Tuesday, May 25, 2010

Walking where they walked

When I stand in the sand dunes at Kill Devil Hills and feel the wind, I can almost fly, transported back to the moment when Orville and Wilbur Wright first defied gravity. Scarcely a hundred years ago in the outer banks of North Carolina, these determined brothers made history.
I get chillbumps when I stand where people from the history books walked.  In Williamsburg, I  feel the fire of Patrick Henry.   I stroll the campus of William and Mary where Jefferson attended college, sit in the church pew where George Washington attended the June 1st Day of Prayer.
In Jamestown I stand where Pocahantas saved John Smith from starving in 1608.  She was only 13 at the time.  At 19 she married a colonist and forged peace between the settlers and her father's tribe.
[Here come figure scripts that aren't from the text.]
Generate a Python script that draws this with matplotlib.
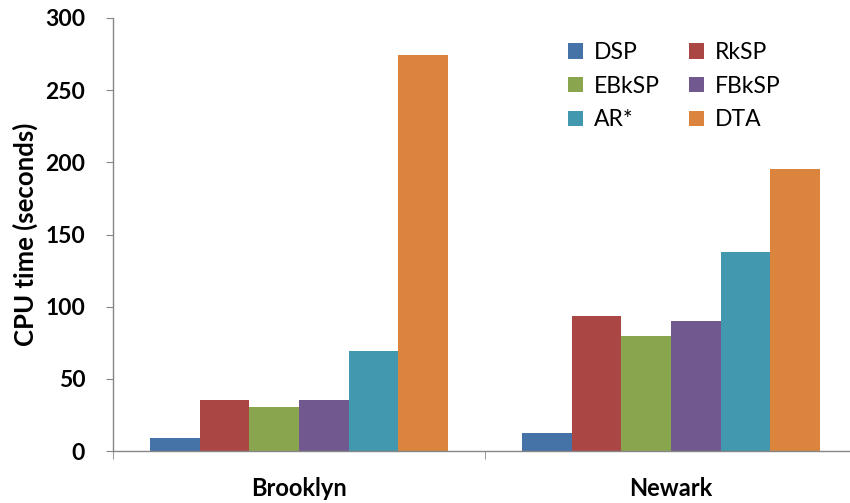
import matplotlib.pyplot as plt
import numpy as np

cities = ['Brooklyn', 'Newark']
methods = ['DSP', 'RkSP', 'EBkSP', 'FBkSP', 'AR*', 'DTA']
cpu_time = {
    'DSP':   [9.2, 12.2],
    'RkSP':  [35.3, 93.8],
    'EBkSP': [30.7, 79.9],
    'FBkSP': [35.3, 90.1],
    'AR*':   [69.5, 138.1],
    'DTA':   [274.2, 195.2],
}
colors = ['#4572A7', '#AA4643', '#89A54E', '#71588F', '#4198AF', '#DB843D']

plt.rcParams['font.family'] = ['Lato', 'DejaVu Sans']

fig = plt.figure(figsize=(8.5, 5.03), dpi=100)
ax = fig.add_axes([113 / 850, 1 - 451 / 503, 1 - 113 / 850, 433 / 503])

x = np.arange(len(cities))
w = 0.8 / len(methods)
handles = {}
for i, (m, c) in enumerate(zip(methods, colors)):
    b = ax.bar(x - 0.4 + w * (i + 0.5), cpu_time[m], width=w, color=c, label=m)
    handles[m] = b

ax.set_xlim(-0.5, 1.5 - 7 / 372)
ax.set_ylim(0, 300)
ax.set_yticks(range(0, 301, 50))
ax.set_xticks(x)
ax.set_xticklabels(cities, fontsize=17, fontweight='bold')
ax.set_xticks([-0.5, 0.5], minor=True)
ax.tick_params(axis='x', which='major', length=0, pad=19)
ax.tick_params(axis='x', which='minor', length=6, color='#868686')
ax.tick_params(axis='y', length=5, color='#868686', labelsize=16.5, pad=15)
for lab in ax.get_yticklabels():
    lab.set_fontweight('bold')

for s in ['top', 'right']:
    ax.spines[s].set_visible(False)
for s in ['left', 'bottom']:
    ax.spines[s].set_color('#868686')
    ax.spines[s].set_linewidth(1.0)

ax.set_ylabel('CPU time (seconds)', fontsize=18.5, fontweight='bold', labelpad=5)

order = ['DSP', 'EBkSP', 'AR*', 'RkSP', 'FBkSP', 'DTA']
ax.legend([handles[m] for m in order], order, ncol=2, frameon=False,
          fontsize=16.5, loc='upper left', bbox_to_anchor=(0.59, 0.992),
          handlelength=0.65, handleheight=0.65, handletextpad=0.45,
          columnspacing=1.3, labelspacing=0.55)

fig.savefig('out.png', dpi=100)
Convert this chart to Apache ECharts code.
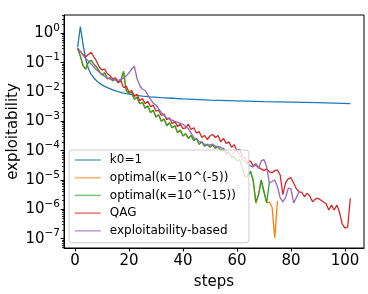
<!DOCTYPE html>
<html><head><meta charset="utf-8">
<script src="https://cdn.jsdelivr.net/npm/echarts@6/dist/echarts.min.js"></script>
<style>html,body{margin:0;padding:0;background:#fff}#c{width:368px;height:294px}</style>
</head><body><div id="c"></div>
<script>
// ---- data (exploitability vs steps) ----
const seriesNames = ['k0=1', 'optimal(κ=10^(-5))', 'optimal(κ=10^(-15))', 'QAG', 'exploitability-based'];
const colors = ['#1f77b4', '#ff7f0e', '#2ca02c', '#d62728', '#9467bd'];

// k0=1 : smooth curve, sampled points
const k0Steps  = [1, 2, 3, 4, 5, 6, 7, 8, 9, 10, 11, 12, 14, 16, 18, 20, 22, 25, 28, 32, 36, 40, 50, 60, 70, 80, 90, 102];
const k0Values = [0.33, 1.7, 0.42, 0.13, 0.062, 0.04, 0.03, 0.024, 0.02, 0.0175, 0.0155, 0.014, 0.0118, 0.0103, 0.0092, 0.0084, 0.0078, 0.0072, 0.0068, 0.0064, 0.0061, 0.0058, 0.0053, 0.005, 0.0047, 0.0045, 0.0043, 0.004];

// the noisy series: log10(exploitability) at steps 1, 2, 3, ...
const optimal5Log = [
 -0.52,-0.78,-1.10,-1.22,-0.98,-0.92,-1.05,-1.15,-1.30,-1.42,
 -1.35,-1.55,-1.52,-1.62,-1.55,-1.68,-1.60,-1.30,-1.95,-2.05,
 -2.00,-2.25,-2.18,-2.40,-2.35,-2.55,-2.48,-2.70,-2.62,-2.85,
 -2.78,-3.00,-2.92,-3.15,-3.05,-3.22,-3.15,-3.38,-3.30,-3.50,
 -3.42,-3.58,-3.48,-3.65,-3.58,-3.78,-3.70,-3.85,-3.78,-3.88,
 -3.80,-3.92,-3.85,-4.00,-3.92,-4.12,-4.05,-4.25,-4.18,-4.35,
 -4.30,-4.60,-4.90,-4.85,-4.70,-5.00,-5.80,-5.50,-5.00,-5.40,
 -5.78,-5.75,-5.92,-6.97,-5.72];
const optimal15Log = [
 -0.52,-0.78,-1.10,-1.22,-0.98,-0.92,-1.05,-1.15,-1.30,-1.42,
 -1.35,-1.55,-1.52,-1.62,-1.55,-1.68,-1.60,-1.30,-1.95,-2.05,
 -2.00,-2.25,-2.18,-2.40,-2.35,-2.55,-2.48,-2.70,-2.62,-2.85,
 -2.78,-3.00,-2.92,-3.15,-3.05,-3.22,-3.15,-3.38,-3.30,-3.50,
 -3.42,-3.58,-3.48,-3.65,-3.58,-3.78,-3.70,-3.85,-3.78,-3.88,
 -3.80,-3.92,-3.85,-4.00,-3.92,-4.12,-4.05,-4.25,-4.18,-4.35,
 -4.30,-4.60,-4.90,-4.85,-4.70,-5.00,-5.75,-5.50,-5.00,-5.40,
 -5.78,-5.10];
const qagLog = [
 -0.52,-0.62,-0.72,-0.80,-0.72,-0.65,-0.80,-0.95,-1.15,-1.25,
 -1.22,-1.38,-1.45,-1.55,-1.52,-1.68,-1.62,-1.85,-1.80,-2.00,
 -1.95,-2.15,-2.08,-2.30,-2.22,-2.40,-2.32,-2.50,-2.45,-2.65,
 -2.62,-2.80,-2.75,-2.95,-2.88,-3.08,-3.00,-3.18,-3.10,-3.25,
 -3.22,-3.10,-3.28,-3.22,-3.40,-3.35,-3.55,-3.48,-3.62,-3.50,
 -3.45,-3.55,-3.48,-3.70,-3.58,-3.75,-3.70,-3.88,-3.80,-4.00,
 -3.95,-4.20,-4.25,-4.40,-4.35,-4.52,-4.45,-4.58,-4.62,-4.68,
 -4.62,-4.72,-4.75,-4.68,-4.66,-4.82,-5.50,-5.10,-4.95,-4.92,
 -5.10,-5.30,-5.40,-5.42,-5.57,-5.45,-5.55,-5.74,-5.65,-5.62,
 -5.68,-5.75,-5.80,-6.02,-5.85,-6.02,-5.85,-6.10,-6.50,-6.64,
 -6.60,-5.62];
const exploitLog = [
 -0.52,-0.62,-0.75,-0.86,-0.95,-1.05,-1.15,-1.25,-1.32,-1.40,
 -1.47,-1.52,-1.56,-1.58,-1.60,-1.60,-1.58,-1.53,-1.45,-1.35,
 -1.22,-1.13,-1.55,-1.78,-1.90,-1.95,-2.10,-2.25,-2.38,-2.45,
 -2.58,-2.70,-2.80,-2.88,-2.93,-2.96,-3.00,-3.03,-3.07,-3.10,
 -3.18,-3.25,-3.40,-3.55,-3.62,-3.68,-3.72,-3.78,-3.82,-3.80,
 -3.78,-3.85,-3.86,-3.88,-3.95,-4.05,-4.10,-4.15,-4.05,-4.00,
 -4.15,-4.30,-4.38,-4.45,-4.52,-4.55,-4.48,-4.60,-4.35,-4.30,
 -4.55,-5.10,-5.05,-5.00,-5.22,-5.60,-5.75,-5.60,-5.28,-5.30,
 -5.78,-5.60,-5.40];

const xTicks = [0, 20, 40, 60, 80, 100];
const yTicks = [1e-7, 1e-6, 1e-5, 1e-4, 1e-3, 1e-2, 1e-1, 1];

// ---- build ----
const FONT = 'DejaVu Sans';
const yMin = 4.83e-8, yMax = 4.19;
const yMinorTicks = [];
for (let e = -8; e <= 0; e++) for (let m = 2; m <= 9; m++) {
  const v = m * Math.pow(10, e);
  if (v > yMin && v < yMax) yMinorTicks.push(v);
}
const fromLog = arr => arr.map((e, i) => [i + 1, Math.pow(10, e)]);
const seriesData = [
  k0Steps.map((s, i) => [s, k0Values[i]]),
  fromLog(optimal5Log),
  fromLog(optimal15Log),
  fromLog(qagLog),
  fromLog(exploitLog)
];

const chart = echarts.init(document.getElementById('c'), null, {renderer: 'canvas'});
chart.setOption({
  animation: false,
  backgroundColor: '#fff',
  grid: {left: 64, right: 4, top: 15, bottom: 46, show: true, borderColor: '#000', borderWidth: 1,
         backgroundColor: 'transparent', containLabel: false, outerBoundsMode: 'none'},
  xAxis: {
    type: 'value', min: -4.05, max: 107.05,
    name: 'steps', nameLocation: 'middle', nameGap: 27, nameMoveOverlap: false,
    nameTextStyle: {fontFamily: FONT, fontSize: 15, color: '#000'},
    axisLine: {show: true, onZero: false, lineStyle: {color: '#000', width: 1}},
    axisTick: {show: true, length: 3.5, customValues: xTicks, lineStyle: {color: '#000'}},
    axisLabel: {customValues: xTicks, fontFamily: FONT, fontSize: 15, color: '#000', margin: 6},
    splitLine: {show: false}
  },
  yAxis: [{
    type: 'log', logBase: 10, min: yMin, max: yMax,
    name: 'exploitability', nameLocation: 'middle', nameGap: 43, nameMoveOverlap: false,
    nameTextStyle: {fontFamily: FONT, fontSize: 15, color: '#000'},
    axisLine: {show: true, onZero: false, lineStyle: {color: '#000', width: 1}},
    axisTick: {show: true, length: 3.5, customValues: yTicks, lineStyle: {color: '#000'}},
    axisLabel: {
      customValues: yTicks, margin: 4,
      formatter: v => {
        const e = Math.round(Math.log10(v));
        return '{b|10}{s|' + (e < 0 ? '\u2212' + (-e) : String(e)) + '}';
      },
      rich: {
        b: {fontFamily: FONT, fontSize: 15, color: '#000'},
        s: {fontFamily: FONT, fontSize: 10.5, color: '#000', verticalAlign: 'top', padding: [0, 0, 10, 0]}
      }
    },
    splitLine: {show: false}
  }, {
    type: 'log', logBase: 10, min: yMin, max: yMax, position: 'left',
    axisLine: {show: false, onZero: false},
    axisTick: {show: true, length: 2, customValues: yMinorTicks, lineStyle: {color: '#000', width: 0.8}},
    axisLabel: {show: false},
    splitLine: {show: false}
  }],
  legend: {
    orient: 'vertical', left: 69, top: 150,
    data: seriesNames,
    itemWidth: 26, itemHeight: 12, itemGap: 5.7,
    padding: [4, 13, 6, 5],
    borderColor: '#cccccc', borderWidth: 1, borderRadius: 3,
    backgroundColor: 'rgba(255,255,255,0.8)',
    selectedMode: false,
    textStyle: {fontFamily: FONT, fontSize: 12, color: '#000', padding: [0, 0, 0, 4]},
    itemStyle: {opacity: 0, borderWidth: 0},
    lineStyle: {width: 1.6, opacity: 0.6}
  },
  series: seriesNames.map((n, i) => ({
    name: n, type: 'line', data: seriesData[i],
    yAxisIndex: 0,
    symbol: 'none', showSymbol: false,
    lineStyle: {color: colors[i], width: 1.3},
    itemStyle: {color: colors[i]},
    silent: true
  }))
});
</script></body></html>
What a legacy for one young girl.

Two rivers north, on the Rappahannock River,  my mother's ancestor, a tailor named Daniel Winstead,  born 1647 in Sussex Parrish, England,  came to the new world for a 50 acre land grant in Lancaster County, Virginia.  He was an adventurer, off to a new world, from tailor to tobacco farmer, but he did not live his dream for very long.  He died in 1671, survived only by one young son, Samuel, the first generation of my mother's family born in America.

And today, I am standing where he stood.  History gives me the shivers.